STORED ROWS =>
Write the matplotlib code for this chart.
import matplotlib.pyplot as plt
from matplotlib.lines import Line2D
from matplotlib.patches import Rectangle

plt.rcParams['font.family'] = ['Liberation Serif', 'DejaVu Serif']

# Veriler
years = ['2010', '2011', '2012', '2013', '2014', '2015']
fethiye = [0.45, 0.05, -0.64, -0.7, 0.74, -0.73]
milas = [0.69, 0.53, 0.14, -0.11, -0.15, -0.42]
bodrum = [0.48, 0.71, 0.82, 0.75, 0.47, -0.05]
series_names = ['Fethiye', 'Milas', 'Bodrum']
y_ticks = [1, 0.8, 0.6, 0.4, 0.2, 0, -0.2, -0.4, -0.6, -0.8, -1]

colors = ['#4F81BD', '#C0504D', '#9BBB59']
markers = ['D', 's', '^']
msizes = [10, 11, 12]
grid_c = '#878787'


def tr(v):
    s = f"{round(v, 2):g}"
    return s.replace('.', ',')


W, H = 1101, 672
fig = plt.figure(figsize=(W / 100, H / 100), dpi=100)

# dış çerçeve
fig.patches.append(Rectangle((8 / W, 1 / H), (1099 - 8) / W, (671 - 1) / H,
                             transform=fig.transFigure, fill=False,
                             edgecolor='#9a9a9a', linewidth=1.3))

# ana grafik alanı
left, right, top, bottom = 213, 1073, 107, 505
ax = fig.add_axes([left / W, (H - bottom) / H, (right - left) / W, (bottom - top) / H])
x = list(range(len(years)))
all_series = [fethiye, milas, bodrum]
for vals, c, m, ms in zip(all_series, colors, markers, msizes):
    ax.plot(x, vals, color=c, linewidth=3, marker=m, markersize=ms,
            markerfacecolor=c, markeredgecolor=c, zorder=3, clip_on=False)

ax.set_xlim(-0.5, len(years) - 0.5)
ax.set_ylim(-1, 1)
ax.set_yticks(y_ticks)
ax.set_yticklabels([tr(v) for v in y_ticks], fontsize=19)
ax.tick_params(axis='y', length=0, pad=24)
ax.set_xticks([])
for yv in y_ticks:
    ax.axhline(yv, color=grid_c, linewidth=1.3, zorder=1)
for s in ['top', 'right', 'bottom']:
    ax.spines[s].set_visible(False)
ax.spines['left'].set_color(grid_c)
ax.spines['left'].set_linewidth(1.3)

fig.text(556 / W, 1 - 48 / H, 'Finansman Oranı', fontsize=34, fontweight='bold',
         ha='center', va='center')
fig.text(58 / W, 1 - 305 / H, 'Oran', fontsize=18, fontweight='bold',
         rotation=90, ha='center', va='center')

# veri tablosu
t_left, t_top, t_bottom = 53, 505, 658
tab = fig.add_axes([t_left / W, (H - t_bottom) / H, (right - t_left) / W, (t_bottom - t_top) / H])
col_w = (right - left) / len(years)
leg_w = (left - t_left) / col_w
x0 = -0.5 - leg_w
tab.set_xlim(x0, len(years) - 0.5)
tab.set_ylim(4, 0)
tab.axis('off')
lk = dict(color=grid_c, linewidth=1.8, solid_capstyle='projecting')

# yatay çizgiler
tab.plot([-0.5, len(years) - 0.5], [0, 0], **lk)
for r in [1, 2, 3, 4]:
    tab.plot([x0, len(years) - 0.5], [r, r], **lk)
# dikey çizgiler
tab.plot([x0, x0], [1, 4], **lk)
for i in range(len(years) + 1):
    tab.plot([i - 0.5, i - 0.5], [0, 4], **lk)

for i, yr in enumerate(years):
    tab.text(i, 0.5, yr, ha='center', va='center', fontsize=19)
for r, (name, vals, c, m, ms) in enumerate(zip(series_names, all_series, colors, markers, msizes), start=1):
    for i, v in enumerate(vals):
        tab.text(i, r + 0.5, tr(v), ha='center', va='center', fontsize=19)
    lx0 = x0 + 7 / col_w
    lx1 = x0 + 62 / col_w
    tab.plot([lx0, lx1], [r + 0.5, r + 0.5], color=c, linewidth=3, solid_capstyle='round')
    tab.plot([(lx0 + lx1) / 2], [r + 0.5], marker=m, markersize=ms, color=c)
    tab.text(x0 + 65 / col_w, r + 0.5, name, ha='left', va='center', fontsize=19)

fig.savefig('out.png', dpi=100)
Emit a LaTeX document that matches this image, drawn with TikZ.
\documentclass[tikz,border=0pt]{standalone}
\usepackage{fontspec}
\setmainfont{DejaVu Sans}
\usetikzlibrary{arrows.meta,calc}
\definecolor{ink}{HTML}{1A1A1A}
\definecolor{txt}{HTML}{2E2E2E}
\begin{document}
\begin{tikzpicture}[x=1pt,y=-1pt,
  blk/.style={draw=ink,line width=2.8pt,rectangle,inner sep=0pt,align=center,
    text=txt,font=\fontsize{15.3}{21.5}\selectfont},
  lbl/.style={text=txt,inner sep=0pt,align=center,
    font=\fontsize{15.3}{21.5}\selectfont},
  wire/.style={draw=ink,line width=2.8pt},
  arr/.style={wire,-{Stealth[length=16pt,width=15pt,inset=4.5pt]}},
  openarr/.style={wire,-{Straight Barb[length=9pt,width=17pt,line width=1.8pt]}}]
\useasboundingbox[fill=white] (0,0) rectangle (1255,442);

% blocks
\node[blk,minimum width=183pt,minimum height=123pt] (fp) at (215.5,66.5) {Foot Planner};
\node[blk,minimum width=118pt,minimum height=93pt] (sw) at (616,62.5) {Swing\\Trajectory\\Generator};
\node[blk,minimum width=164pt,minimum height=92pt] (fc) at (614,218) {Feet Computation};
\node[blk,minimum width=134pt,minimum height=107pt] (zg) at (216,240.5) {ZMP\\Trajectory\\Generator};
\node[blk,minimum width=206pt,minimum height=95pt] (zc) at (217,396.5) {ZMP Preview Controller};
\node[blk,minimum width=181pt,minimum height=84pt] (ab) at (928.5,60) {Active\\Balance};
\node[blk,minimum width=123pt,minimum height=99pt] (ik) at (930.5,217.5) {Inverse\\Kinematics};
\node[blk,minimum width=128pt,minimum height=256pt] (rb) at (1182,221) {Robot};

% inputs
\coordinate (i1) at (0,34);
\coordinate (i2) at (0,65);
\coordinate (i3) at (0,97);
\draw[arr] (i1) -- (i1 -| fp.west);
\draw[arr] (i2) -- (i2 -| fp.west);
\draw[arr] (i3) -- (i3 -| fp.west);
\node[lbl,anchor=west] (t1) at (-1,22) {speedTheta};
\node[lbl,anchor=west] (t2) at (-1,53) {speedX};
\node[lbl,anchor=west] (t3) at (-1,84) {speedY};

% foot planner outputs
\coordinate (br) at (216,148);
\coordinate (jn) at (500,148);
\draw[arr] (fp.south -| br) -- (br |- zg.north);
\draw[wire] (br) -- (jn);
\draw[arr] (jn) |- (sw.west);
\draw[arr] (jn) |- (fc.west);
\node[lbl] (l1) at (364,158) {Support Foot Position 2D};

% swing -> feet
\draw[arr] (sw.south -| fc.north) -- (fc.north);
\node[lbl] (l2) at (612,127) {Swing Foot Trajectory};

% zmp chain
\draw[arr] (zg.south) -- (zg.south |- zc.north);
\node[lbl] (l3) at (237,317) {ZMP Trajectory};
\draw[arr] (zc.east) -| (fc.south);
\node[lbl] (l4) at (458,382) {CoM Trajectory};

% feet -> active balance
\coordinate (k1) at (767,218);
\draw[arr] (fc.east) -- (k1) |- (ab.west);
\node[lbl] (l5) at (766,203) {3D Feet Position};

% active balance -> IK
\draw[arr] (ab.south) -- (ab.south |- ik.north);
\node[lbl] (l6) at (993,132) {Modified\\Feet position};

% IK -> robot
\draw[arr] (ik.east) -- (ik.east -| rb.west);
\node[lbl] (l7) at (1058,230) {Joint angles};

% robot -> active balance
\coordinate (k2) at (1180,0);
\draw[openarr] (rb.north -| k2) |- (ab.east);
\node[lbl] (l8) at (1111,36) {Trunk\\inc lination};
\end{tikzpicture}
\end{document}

EXERCISE DETAILS => Exactly and only the lines from the line that contains "Emit a LaTeX" through the line that contains "width=128pt,minimum height=256pt] (rb)" are to be repeated as they stand.

RESPONSE FOR THIS EXERCISE =>
Emit a LaTeX document that matches this image, drawn with TikZ.
\documentclass[tikz,border=0pt]{standalone}
\usepackage{fontspec}
\setmainfont{DejaVu Sans}
\usetikzlibrary{arrows.meta,calc}
\definecolor{ink}{HTML}{1A1A1A}
\definecolor{txt}{HTML}{2E2E2E}
\begin{document}
\begin{tikzpicture}[x=1pt,y=-1pt,
  blk/.style={draw=ink,line width=2.8pt,rectangle,inner sep=0pt,align=center,
    text=txt,font=\fontsize{15.3}{21.5}\selectfont},
  lbl/.style={text=txt,inner sep=0pt,align=center,
    font=\fontsize{15.3}{21.5}\selectfont},
  wire/.style={draw=ink,line width=2.8pt},
  arr/.style={wire,-{Stealth[length=16pt,width=15pt,inset=4.5pt]}},
  openarr/.style={wire,-{Straight Barb[length=9pt,width=17pt,line width=1.8pt]}}]
\useasboundingbox[fill=white] (0,0) rectangle (1255,442);

% blocks
\node[blk,minimum width=183pt,minimum height=123pt] (fp) at (215.5,66.5) {Foot Planner};
\node[blk,minimum width=118pt,minimum height=93pt] (sw) at (616,62.5) {Swing\\Trajectory\\Generator};
\node[blk,minimum width=164pt,minimum height=92pt] (fc) at (614,218) {Feet Computation};
\node[blk,minimum width=134pt,minimum height=107pt] (zg) at (216,240.5) {ZMP\\Trajectory\\Generator};
\node[blk,minimum width=206pt,minimum height=95pt] (zc) at (217,396.5) {ZMP Preview Controller};
\node[blk,minimum width=181pt,minimum height=84pt] (ab) at (928.5,60) {Active\\Balance};
\node[blk,minimum width=123pt,minimum height=99pt] (ik) at (930.5,217.5) {Inverse\\Kinematics};
\node[blk,minimum width=128pt,minimum height=256pt] (rb) at (1182,221) {Robot};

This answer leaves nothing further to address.